[Stored items]
——
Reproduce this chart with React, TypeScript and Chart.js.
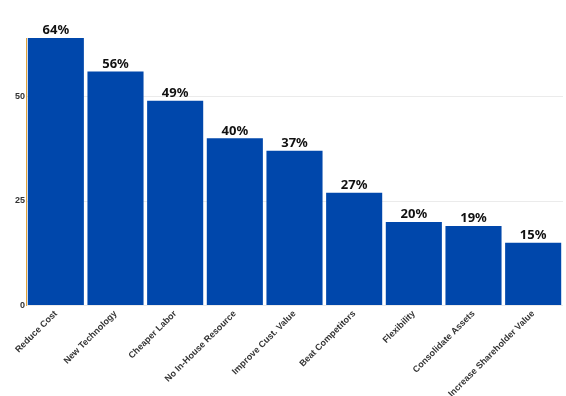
import React, { useEffect, useRef } from "react";
import { Chart, registerables } from "chart.js";

Chart.register(...registerables);

const categories = [
  "Reduce Cost",
  "New Technology",
  "Cheaper Labor",
  "No In-House Resource",
  "Improve Cust. Value",
  "Beat Competitors",
  "Flexibility",
  "Consolidate Assets",
  "Increase Shareholder Value",
];
const values = [64, 56, 49, 40, 37, 27, 20, 19, 15];
const yTicks = [0, 25, 50];

const valueLabels = {
  id: "valueLabels",
  afterDatasetsDraw(chart: any) {
    const ctx = chart.ctx;
    const meta = chart.getDatasetMeta(0);
    ctx.save();
    ctx.font = "bold 13px 'Noto Sans'";
    ctx.fillStyle = "#111";
    ctx.textAlign = "center";
    ctx.textBaseline = "bottom";
    meta.data.forEach((bar: any, i: number) => {
      ctx.fillText(values[i] + "%", bar.x, bar.y - 1);
    });
    ctx.restore();
  },
};

export default function App() {
  const ref = useRef<HTMLCanvasElement | null>(null);
  useEffect(() => {
    document.body.style.margin = "0";
    if (!ref.current) return;
    const chart = new Chart(ref.current, {
      type: "bar",
      data: {
        labels: categories,
        datasets: [
          {
            data: values,
            backgroundColor: "#0047ab",
            borderWidth: 0,
            barPercentage: 0.94,
            categoryPercentage: 1,
          },
        ],
      },
      options: {
        animation: false,
        responsive: false,
        layout: { padding: { top: 38, right: 3, left: 0, bottom: 0 } },
        plugins: { legend: { display: false }, tooltip: { enabled: false } },
        scales: {
          x: {
            grid: { display: false },
            border: { display: false },
            ticks: {
              minRotation: 45,
              maxRotation: 45,
              color: "#333",
              padding: -5,
              font: { family: "'Liberation Sans'", size: 9, weight: "bold" },
            },
            afterFit: (s: any) => {
              s.height = 90.5;
            },
          },
          y: {
            min: 0,
            max: 64,
            afterBuildTicks: (s: any) => {
              s.ticks = yTicks.map((v) => ({ value: v }));
            },
            grid: { color: "#ebebeb", drawTicks: false },
            border: { display: true, color: "#e0a23a", width: 1 },
            ticks: {
              color: "#333",
              padding: 1,
              font: { family: "'Liberation Sans'", size: 9, weight: "bold" },
            },
            afterFit: (s: any) => {
              s.width = 26;
            },
          },
        },
      },
      plugins: [valueLabels],
    });
    return () => chart.destroy();
  }, []);
  return (
    <div style={{ width: 566, height: 396 }}>
      <canvas ref={ref} width={566} height={396} style={{ display: "block" }} />
    </div>
  );
}
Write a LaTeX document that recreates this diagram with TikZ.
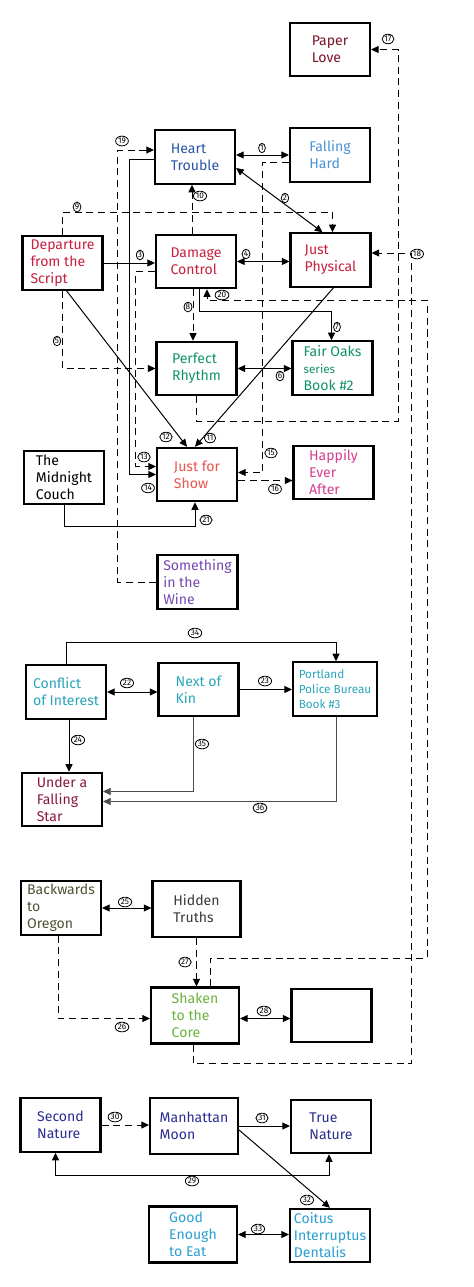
——
:: Task description ::
Your task is to reproduce the entries above word for word, from the first line through the line with "const yTicks = [0, 25, 50];", and please leave out any pictures.

:: Final result ::
Reproduce this chart with React, TypeScript and Chart.js.
import React, { useEffect, useRef } from "react";
import { Chart, registerables } from "chart.js";

Chart.register(...registerables);

const categories = [
  "Reduce Cost",
  "New Technology",
  "Cheaper Labor",
  "No In-House Resource",
  "Improve Cust. Value",
  "Beat Competitors",
  "Flexibility",
  "Consolidate Assets",
  "Increase Shareholder Value",
];
const values = [64, 56, 49, 40, 37, 27, 20, 19, 15];
const yTicks = [0, 25, 50];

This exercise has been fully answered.